• [Exercise objective]: Write out the entire listing below exactly, with the pictures left out.

• [Dataset excerpt]:
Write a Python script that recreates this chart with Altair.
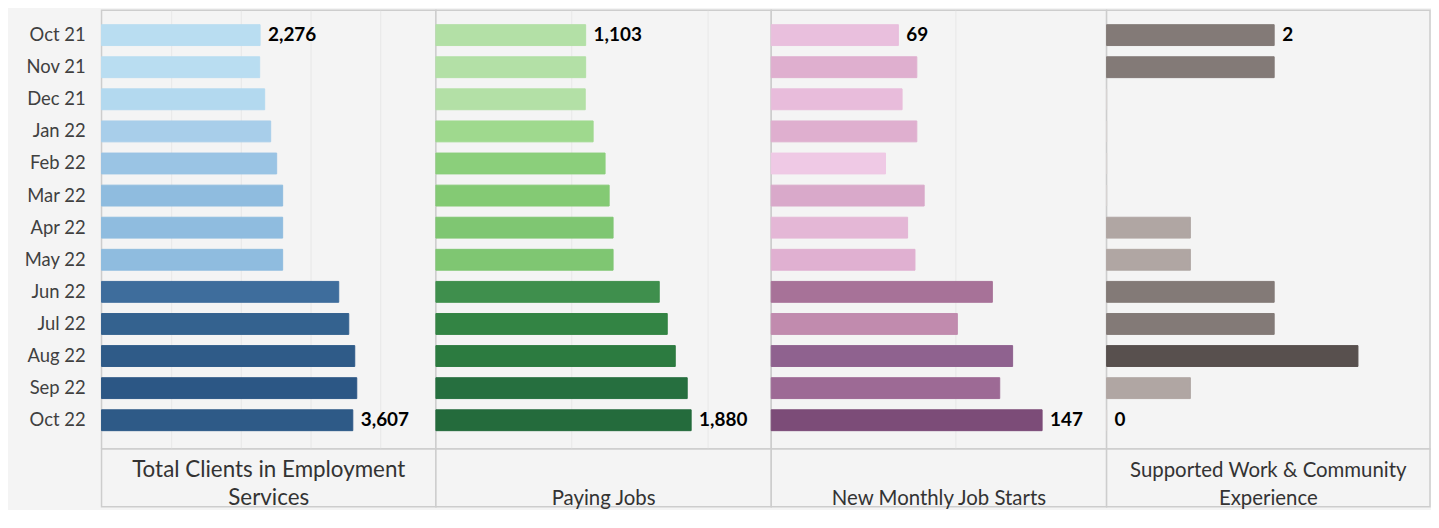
import altair as alt
import pandas as pd

# ---------------- data ----------------
months = ["Oct 21", "Nov 21", "Dec 21", "Jan 22", "Feb 22", "Mar 22", "Apr 22",
          "May 22", "Jun 22", "Jul 22", "Aug 22", "Sep 22", "Oct 22"]

clients = [2276, 2270, 2342, 2428, 2514, 2600, 2600, 2600, 3405, 3549, 3635, 3664, 3607]
paying = [1103, 1103, 1100, 1158, 1246, 1276, 1305, 1305, 1645, 1704, 1763, 1851, 1880]
job_starts = [69, 79, 71, 79, 62, 83, 74, 78, 120, 101, 131, 124, 147]
supported = [2, 2, 0, 0, 0, 0, 1, 1, 2, 2, 3, 1, 0]

clients_colors = ["#B9DDF1", "#B9DDF1", "#B3D9EF", "#A8CEEA", "#9AC4E4", "#8FBCDF", "#8FBCDF",
                  "#8FBCDF", "#3E6D9C", "#34628F", "#2F5B88", "#2C5785", "#2E5A87"]
paying_colors = ["#B3E0A6", "#B3E0A6", "#B3E0A6", "#9FD98E", "#8BCF7B", "#84CA74", "#7FC672",
                 "#7FC672", "#3F8F4D", "#338444", "#2C7B40", "#266F3F", "#246B3C"]
starts_colors = ["#E9BFDD", "#DFAFCF", "#E8BCDB", "#DFAFCF", "#EFC9E5", "#D9A9CA", "#E4B7D6",
                 "#E0B0D1", "#A77298", "#C18BAE", "#8F628F", "#9D6A95", "#7C4C78"]
supported_colors = ["#837A77", "#837A77", "#D8D3D2", "#D8D3D2", "#D8D3D2", "#D8D3D2", "#B0A6A3",
                    "#B0A6A3", "#837A77", "#837A77", "#58504E", "#B0A6A3", "#D8D3D2"]

titles = ["Total Clients in Employment\nServices", "Paying Jobs",
          "New Monthly Job Starts", "Supported Work & Community\nExperience"]

# ---------------- style ----------------
FONT = "Lato"
BG = "#F4F4F4"
BORDER = "#CDCDCD"
H_TOP = 441
H_BOT = 58
LABEL_W = 94

yscale = alt.Scale(type="band", domain=months, paddingInner=0.35, paddingOuter=0.512, align=0.44)


def panel(values, colors, xmax, ticks, width):
    df = pd.DataFrame({"month": months, "value": values, "color": colors})
    labels = [""] * len(values)
    labels[0] = f"{values[0]:,}"
    labels[-1] = f"{values[-1]:,}"
    df["label"] = labels
    y = alt.Y("month:N", scale=yscale, axis=None, sort=months)
    x = alt.X("value:Q", scale=alt.Scale(domain=[0, xmax], nice=False, zero=True),
              axis=alt.Axis(values=ticks, labels=False, ticks=False, domain=False, title=None,
                            grid=True, gridColor="#E8E8E8", gridWidth=1))
    bars = alt.Chart(df).mark_bar(strokeWidth=1).encode(
        y=y, x=x,
        color=alt.Color("color:N", scale=None),
        stroke=alt.Stroke("color:N", scale=None),
    )
    text = alt.Chart(df).transform_filter("datum.label != ''").mark_text(
        align="left", baseline="middle", dx=8, font=FONT, fontSize=19,
        fontWeight="bold", color="#000000"
    ).encode(y=y, x=x, text="label:N")
    return alt.layer(bars, text).properties(
        width=width, height=H_TOP,
        view=alt.ViewBackground(fill=BG, stroke=BORDER, strokeWidth=1.5))


def title_cell(text, y, size, width):
    df = pd.DataFrame({"t": [text]})
    return alt.Chart(df).mark_text(
        align="center", baseline="alphabetic", lineBreak="\n", font=FONT,
        fontSize=size, color="#333333", lineHeight=28
    ).encode(text="t:N", x=alt.value(width / 2), y=alt.value(y)).properties(
        width=width, height=H_BOT,
        view=alt.ViewBackground(fill=BG, stroke=BORDER, strokeWidth=1.5))


label_col = alt.Chart(pd.DataFrame({"month": months})).mark_text(
    align="right", baseline="middle", font=FONT, fontSize=18.5, color="#404040"
).encode(
    y=alt.Y("month:N", scale=yscale, axis=None, sort=months),
    x=alt.value(LABEL_W - 16),
    text="month:N",
).properties(width=LABEL_W, height=H_TOP,
             view=alt.ViewBackground(fill=BG, strokeWidth=0))

empty = alt.Chart(pd.DataFrame({"t": [" "]})).mark_text().encode(
    text="t:N", x=alt.value(0), y=alt.value(0)
).properties(width=LABEL_W, height=H_BOT, view=alt.ViewBackground(fill=BG, strokeWidth=0))

widths = [336, 337, 337, 325]
p1 = panel(clients, clients_colors, 4800, [1000, 2000, 3000, 4000], widths[0])
p2 = panel(paying, paying_colors, 2470, [1000, 2000], widths[1])
p3 = panel(job_starts, starts_colors, 182, [100], widths[2])
p4 = panel(supported, supported_colors, 3.86, [], widths[3])

t1 = title_cell(titles[0], 28, 22.5, widths[0])
t2 = title_cell(titles[1], 56, 20.5, widths[1])
t3 = title_cell(titles[2], 56, 20.5, widths[2])
t4 = title_cell(titles[3], 28, 20.5, widths[3])

chart = alt.concat(label_col, p1, p2, p3, p4, empty, t1, t2, t3, t4,
                   columns=5, spacing=0, bounds="flush").properties(
    padding={"left": 0, "top": 0, "right": 0, "bottom": -2},
    background=BG,
)

chart.save("out.html", embed_options={"renderer": "svg", "actions": False})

• [Response below]:
Write a Python script that recreates this chart with Altair.
import altair as alt
import pandas as pd

# ---------------- data ----------------
months = ["Oct 21", "Nov 21", "Dec 21", "Jan 22", "Feb 22", "Mar 22", "Apr 22",
          "May 22", "Jun 22", "Jul 22", "Aug 22", "Sep 22", "Oct 22"]

clients = [2276, 2270, 2342, 2428, 2514, 2600, 2600, 2600, 3405, 3549, 3635, 3664, 3607]
paying = [1103, 1103, 1100, 1158, 1246, 1276, 1305, 1305, 1645, 1704, 1763, 1851, 1880]
job_starts = [69, 79, 71, 79, 62, 83, 74, 78, 120, 101, 131, 124, 147]
supported = [2, 2, 0, 0, 0, 0, 1, 1, 2, 2, 3, 1, 0]

clients_colors = ["#B9DDF1", "#B9DDF1", "#B3D9EF", "#A8CEEA", "#9AC4E4", "#8FBCDF", "#8FBCDF",
                  "#8FBCDF", "#3E6D9C", "#34628F", "#2F5B88", "#2C5785", "#2E5A87"]
paying_colors = ["#B3E0A6", "#B3E0A6", "#B3E0A6", "#9FD98E", "#8BCF7B", "#84CA74", "#7FC672",
                 "#7FC672", "#3F8F4D", "#338444", "#2C7B40", "#266F3F", "#246B3C"]
starts_colors = ["#E9BFDD", "#DFAFCF", "#E8BCDB", "#DFAFCF", "#EFC9E5", "#D9A9CA", "#E4B7D6",
                 "#E0B0D1", "#A77298", "#C18BAE", "#8F628F", "#9D6A95", "#7C4C78"]
supported_colors = ["#837A77", "#837A77", "#D8D3D2", "#D8D3D2", "#D8D3D2", "#D8D3D2", "#B0A6A3",
                    "#B0A6A3", "#837A77", "#837A77", "#58504E", "#B0A6A3", "#D8D3D2"]

titles = ["Total Clients in Employment\nServices", "Paying Jobs",
          "New Monthly Job Starts", "Supported Work & Community\nExperience"]

# ---------------- style ----------------
FONT = "Lato"
BG = "#F4F4F4"
BORDER = "#CDCDCD"
H_TOP = 441
H_BOT = 58
LABEL_W = 94

yscale = alt.Scale(type="band", domain=months, paddingInner=0.35, paddingOuter=0.512, align=0.44)


def panel(values, colors, xmax, ticks, width):
    df = pd.DataFrame({"month": months, "value": values, "color": colors})
    labels = [""] * len(values)
    labels[0] = f"{values[0]:,}"
    labels[-1] = f"{values[-1]:,}"
    df["label"] = labels
    y = alt.Y("month:N", scale=yscale, axis=None, sort=months)
    x = alt.X("value:Q", scale=alt.Scale(domain=[0, xmax], nice=False, zero=True),
              axis=alt.Axis(values=ticks, labels=False, ticks=False, domain=False, title=None,
                            grid=True, gridColor="#E8E8E8", gridWidth=1))
    bars = alt.Chart(df).mark_bar(strokeWidth=1).encode(
        y=y, x=x,
        color=alt.Color("color:N", scale=None),
        stroke=alt.Stroke("color:N", scale=None),
    )
    text = alt.Chart(df).transform_filter("datum.label != ''").mark_text(
        align="left", baseline="middle", dx=8, font=FONT, fontSize=19,
        fontWeight="bold", color="#000000"
    ).encode(y=y, x=x, text="label:N")
    return alt.layer(bars, text).properties(
        width=width, height=H_TOP,
        view=alt.ViewBackground(fill=BG, stroke=BORDER, strokeWidth=1.5))


def title_cell(text, y, size, width):
    df = pd.DataFrame({"t": [text]})
    return alt.Chart(df).mark_text(
        align="center", baseline="alphabetic", lineBreak="\n", font=FONT,
        fontSize=size, color="#333333", lineHeight=28
    ).encode(text="t:N", x=alt.value(width / 2), y=alt.value(y)).properties(
        width=width, height=H_BOT,
        view=alt.ViewBackground(fill=BG, stroke=BORDER, strokeWidth=1.5))


label_col = alt.Chart(pd.DataFrame({"month": months})).mark_text(
    align="right", baseline="middle", font=FONT, fontSize=18.5, color="#404040"
).encode(
    y=alt.Y("month:N", scale=yscale, axis=None, sort=months),
    x=alt.value(LABEL_W - 16),
    text="month:N",
).properties(width=LABEL_W, height=H_TOP,
             view=alt.ViewBackground(fill=BG, strokeWidth=0))

empty = alt.Chart(pd.DataFrame({"t": [" "]})).mark_text().encode(
    text="t:N", x=alt.value(0), y=alt.value(0)
).properties(width=LABEL_W, height=H_BOT, view=alt.ViewBackground(fill=BG, strokeWidth=0))

widths = [336, 337, 337, 325]
p1 = panel(clients, clients_colors, 4800, [1000, 2000, 3000, 4000], widths[0])
p2 = panel(paying, paying_colors, 2470, [1000, 2000], widths[1])
p3 = panel(job_starts, starts_colors, 182, [100], widths[2])
p4 = panel(supported, supported_colors, 3.86, [], widths[3])

t1 = title_cell(titles[0], 28, 22.5, widths[0])
t2 = title_cell(titles[1], 56, 20.5, widths[1])
t3 = title_cell(titles[2], 56, 20.5, widths[2])
t4 = title_cell(titles[3], 28, 20.5, widths[3])

chart = alt.concat(label_col, p1, p2, p3, p4, empty, t1, t2, t3, t4,
                   columns=5, spacing=0, bounds="flush").properties(
    padding={"left": 0, "top": 0, "right": 0, "bottom": -2},
    background=BG,
)

chart.save("out.html", embed_options={"renderer": "svg", "actions": False})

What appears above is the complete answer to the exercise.